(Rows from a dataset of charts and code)
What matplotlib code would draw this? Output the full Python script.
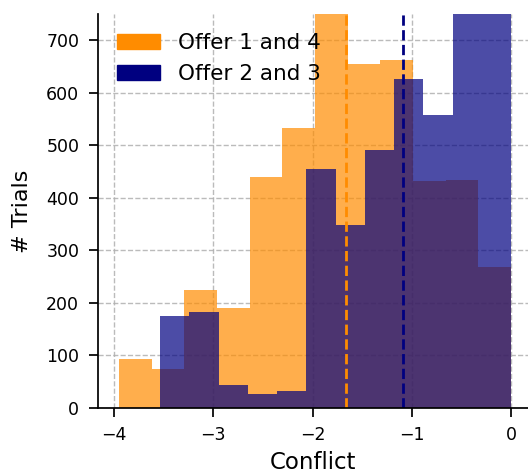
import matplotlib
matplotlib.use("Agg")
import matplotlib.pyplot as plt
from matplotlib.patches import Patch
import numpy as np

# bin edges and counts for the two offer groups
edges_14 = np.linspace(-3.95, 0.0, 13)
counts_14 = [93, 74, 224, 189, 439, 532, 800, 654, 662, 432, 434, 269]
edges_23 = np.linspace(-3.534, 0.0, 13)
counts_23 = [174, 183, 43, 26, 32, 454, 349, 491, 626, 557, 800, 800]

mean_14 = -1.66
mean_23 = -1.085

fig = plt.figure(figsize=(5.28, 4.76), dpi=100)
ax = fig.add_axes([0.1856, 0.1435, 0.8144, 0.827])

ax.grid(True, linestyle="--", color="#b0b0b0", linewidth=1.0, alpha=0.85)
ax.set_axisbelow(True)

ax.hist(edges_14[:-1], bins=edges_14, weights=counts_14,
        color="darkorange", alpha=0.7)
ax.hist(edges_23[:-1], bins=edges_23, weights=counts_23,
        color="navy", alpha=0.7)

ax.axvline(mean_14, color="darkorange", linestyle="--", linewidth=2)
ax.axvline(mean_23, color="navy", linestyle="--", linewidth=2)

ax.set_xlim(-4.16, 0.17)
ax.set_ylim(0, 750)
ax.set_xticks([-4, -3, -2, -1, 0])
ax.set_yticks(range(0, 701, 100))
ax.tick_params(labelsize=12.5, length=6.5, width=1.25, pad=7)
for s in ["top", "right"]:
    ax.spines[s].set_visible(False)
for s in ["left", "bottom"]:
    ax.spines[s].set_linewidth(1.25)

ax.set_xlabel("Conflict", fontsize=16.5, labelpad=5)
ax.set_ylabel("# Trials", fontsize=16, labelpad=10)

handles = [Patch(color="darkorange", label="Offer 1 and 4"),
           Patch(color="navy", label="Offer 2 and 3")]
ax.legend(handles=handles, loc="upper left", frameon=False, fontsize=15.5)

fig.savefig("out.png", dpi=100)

--

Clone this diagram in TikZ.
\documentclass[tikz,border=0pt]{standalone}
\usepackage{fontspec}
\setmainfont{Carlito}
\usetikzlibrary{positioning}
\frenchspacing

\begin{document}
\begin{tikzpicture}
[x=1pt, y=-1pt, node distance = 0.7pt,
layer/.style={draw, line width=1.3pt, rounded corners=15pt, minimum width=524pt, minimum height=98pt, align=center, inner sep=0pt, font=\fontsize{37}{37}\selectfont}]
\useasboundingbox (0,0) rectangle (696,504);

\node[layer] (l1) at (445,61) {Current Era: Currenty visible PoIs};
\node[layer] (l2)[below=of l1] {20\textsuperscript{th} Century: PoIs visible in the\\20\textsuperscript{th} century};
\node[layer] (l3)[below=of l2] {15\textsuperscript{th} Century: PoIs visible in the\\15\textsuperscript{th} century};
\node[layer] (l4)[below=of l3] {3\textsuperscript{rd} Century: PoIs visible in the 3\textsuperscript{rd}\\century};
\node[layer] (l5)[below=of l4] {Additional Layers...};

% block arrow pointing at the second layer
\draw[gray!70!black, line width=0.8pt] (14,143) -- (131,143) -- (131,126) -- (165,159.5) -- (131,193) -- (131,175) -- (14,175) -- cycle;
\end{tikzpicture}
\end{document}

...

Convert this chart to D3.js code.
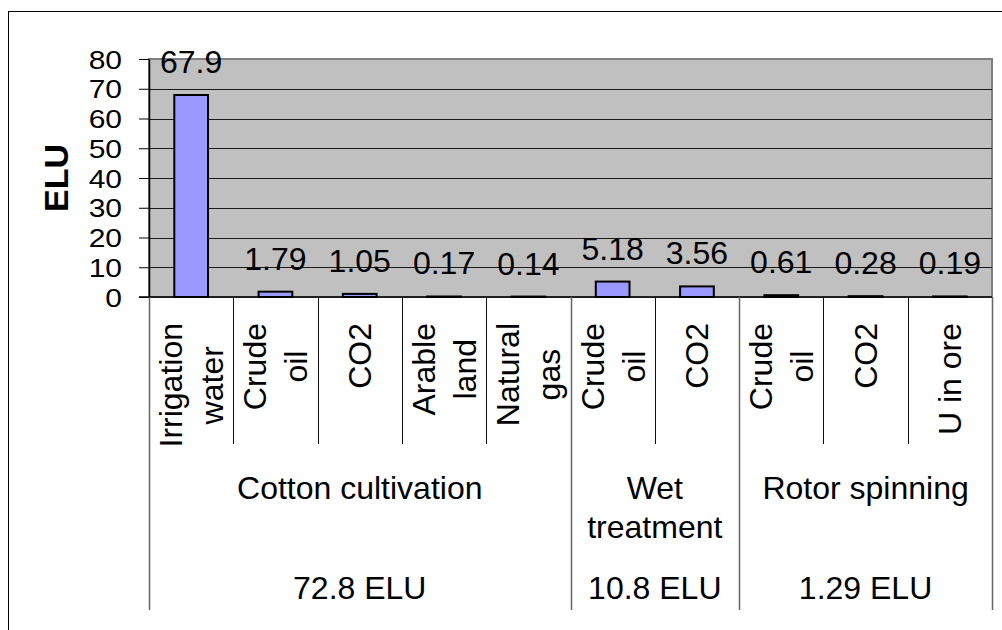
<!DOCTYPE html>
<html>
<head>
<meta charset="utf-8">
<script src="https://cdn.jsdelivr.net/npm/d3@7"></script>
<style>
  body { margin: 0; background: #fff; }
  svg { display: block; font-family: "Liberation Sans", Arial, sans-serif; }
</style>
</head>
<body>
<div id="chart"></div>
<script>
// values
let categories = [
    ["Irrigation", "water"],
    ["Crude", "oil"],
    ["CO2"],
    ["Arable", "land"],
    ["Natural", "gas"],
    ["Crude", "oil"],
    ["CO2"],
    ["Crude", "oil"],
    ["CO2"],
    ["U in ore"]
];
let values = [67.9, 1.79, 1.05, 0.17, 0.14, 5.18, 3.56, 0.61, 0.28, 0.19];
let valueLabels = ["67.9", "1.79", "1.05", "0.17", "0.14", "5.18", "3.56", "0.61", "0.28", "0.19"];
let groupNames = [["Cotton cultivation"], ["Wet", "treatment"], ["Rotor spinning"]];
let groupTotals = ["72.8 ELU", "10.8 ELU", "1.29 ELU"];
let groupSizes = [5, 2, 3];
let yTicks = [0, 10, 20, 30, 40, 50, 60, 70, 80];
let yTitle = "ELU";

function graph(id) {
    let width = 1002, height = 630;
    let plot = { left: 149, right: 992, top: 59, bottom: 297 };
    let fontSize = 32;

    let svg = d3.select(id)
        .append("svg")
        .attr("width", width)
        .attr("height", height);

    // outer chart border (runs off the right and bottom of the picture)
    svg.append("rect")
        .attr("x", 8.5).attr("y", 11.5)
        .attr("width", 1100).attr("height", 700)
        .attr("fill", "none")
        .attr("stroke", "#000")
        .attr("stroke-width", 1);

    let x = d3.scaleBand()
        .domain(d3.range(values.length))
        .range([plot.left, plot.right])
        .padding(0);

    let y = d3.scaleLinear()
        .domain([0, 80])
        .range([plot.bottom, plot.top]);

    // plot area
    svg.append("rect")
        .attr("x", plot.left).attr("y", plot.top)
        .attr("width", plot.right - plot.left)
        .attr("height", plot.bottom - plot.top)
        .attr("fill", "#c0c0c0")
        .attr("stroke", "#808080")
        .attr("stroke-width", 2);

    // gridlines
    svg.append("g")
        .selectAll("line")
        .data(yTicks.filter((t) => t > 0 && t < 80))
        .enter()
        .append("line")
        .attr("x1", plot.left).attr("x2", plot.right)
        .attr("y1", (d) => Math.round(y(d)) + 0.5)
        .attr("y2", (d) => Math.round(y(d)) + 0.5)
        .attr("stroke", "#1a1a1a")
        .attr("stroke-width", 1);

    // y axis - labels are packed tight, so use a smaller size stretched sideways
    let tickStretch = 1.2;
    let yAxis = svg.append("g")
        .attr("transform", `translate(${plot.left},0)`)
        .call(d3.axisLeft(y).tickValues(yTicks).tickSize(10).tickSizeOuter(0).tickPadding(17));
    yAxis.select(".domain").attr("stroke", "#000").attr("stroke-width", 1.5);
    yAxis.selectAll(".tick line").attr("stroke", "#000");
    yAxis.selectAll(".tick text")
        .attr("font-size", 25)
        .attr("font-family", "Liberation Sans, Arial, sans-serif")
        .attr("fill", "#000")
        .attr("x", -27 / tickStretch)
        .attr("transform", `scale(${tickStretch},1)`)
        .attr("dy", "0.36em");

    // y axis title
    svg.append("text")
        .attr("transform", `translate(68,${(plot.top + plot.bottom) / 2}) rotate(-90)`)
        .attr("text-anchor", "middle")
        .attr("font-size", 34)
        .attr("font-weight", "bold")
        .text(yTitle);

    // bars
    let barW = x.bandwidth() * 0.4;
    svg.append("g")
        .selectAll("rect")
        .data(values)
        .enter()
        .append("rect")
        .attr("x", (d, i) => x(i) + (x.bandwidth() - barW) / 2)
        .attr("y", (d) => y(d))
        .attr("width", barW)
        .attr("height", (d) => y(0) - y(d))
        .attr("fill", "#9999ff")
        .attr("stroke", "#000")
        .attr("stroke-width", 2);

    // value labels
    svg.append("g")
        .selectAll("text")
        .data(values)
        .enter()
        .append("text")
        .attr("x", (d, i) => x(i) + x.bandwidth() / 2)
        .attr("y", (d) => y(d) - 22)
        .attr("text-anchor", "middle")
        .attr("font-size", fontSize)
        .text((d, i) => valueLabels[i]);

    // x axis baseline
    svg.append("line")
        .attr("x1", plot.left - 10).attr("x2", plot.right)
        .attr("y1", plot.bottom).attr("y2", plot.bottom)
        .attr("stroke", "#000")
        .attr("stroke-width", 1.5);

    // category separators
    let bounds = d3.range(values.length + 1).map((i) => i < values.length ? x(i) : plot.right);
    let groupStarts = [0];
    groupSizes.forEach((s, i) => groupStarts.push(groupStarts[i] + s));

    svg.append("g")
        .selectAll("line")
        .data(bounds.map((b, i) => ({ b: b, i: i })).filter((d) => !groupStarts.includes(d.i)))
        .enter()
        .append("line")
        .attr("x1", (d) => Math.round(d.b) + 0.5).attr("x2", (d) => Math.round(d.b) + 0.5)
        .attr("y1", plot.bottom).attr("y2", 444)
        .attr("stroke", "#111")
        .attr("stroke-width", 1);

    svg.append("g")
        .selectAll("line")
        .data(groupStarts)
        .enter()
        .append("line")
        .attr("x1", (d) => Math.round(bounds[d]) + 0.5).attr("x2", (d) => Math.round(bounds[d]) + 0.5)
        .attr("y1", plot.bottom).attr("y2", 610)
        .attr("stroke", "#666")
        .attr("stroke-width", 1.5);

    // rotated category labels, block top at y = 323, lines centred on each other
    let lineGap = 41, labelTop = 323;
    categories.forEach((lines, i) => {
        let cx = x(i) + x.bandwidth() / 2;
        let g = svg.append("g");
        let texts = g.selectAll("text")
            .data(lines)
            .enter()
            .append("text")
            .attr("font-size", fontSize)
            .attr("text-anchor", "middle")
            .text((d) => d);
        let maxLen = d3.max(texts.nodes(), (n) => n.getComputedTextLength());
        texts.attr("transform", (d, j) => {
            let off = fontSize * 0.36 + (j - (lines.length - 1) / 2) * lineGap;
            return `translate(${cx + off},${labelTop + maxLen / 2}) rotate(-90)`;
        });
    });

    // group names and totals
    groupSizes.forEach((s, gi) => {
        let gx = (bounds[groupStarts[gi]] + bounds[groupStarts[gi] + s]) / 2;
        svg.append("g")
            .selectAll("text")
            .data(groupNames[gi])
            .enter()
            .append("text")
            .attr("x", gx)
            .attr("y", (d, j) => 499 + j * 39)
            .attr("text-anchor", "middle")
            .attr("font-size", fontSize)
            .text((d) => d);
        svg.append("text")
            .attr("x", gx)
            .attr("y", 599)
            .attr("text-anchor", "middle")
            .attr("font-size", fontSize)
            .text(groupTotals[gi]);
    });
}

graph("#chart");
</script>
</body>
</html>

• EXERCISE DIRECTIONS:
Write out exactly the lines from the one that has "What matplotlib code" down to the one that has "import numpy as np", including both. Pictures stay out of the copy.

• SOLUTION:
What matplotlib code would draw this? Output the full Python script.
import matplotlib
matplotlib.use("Agg")
import matplotlib.pyplot as plt
from matplotlib.patches import Patch
import numpy as np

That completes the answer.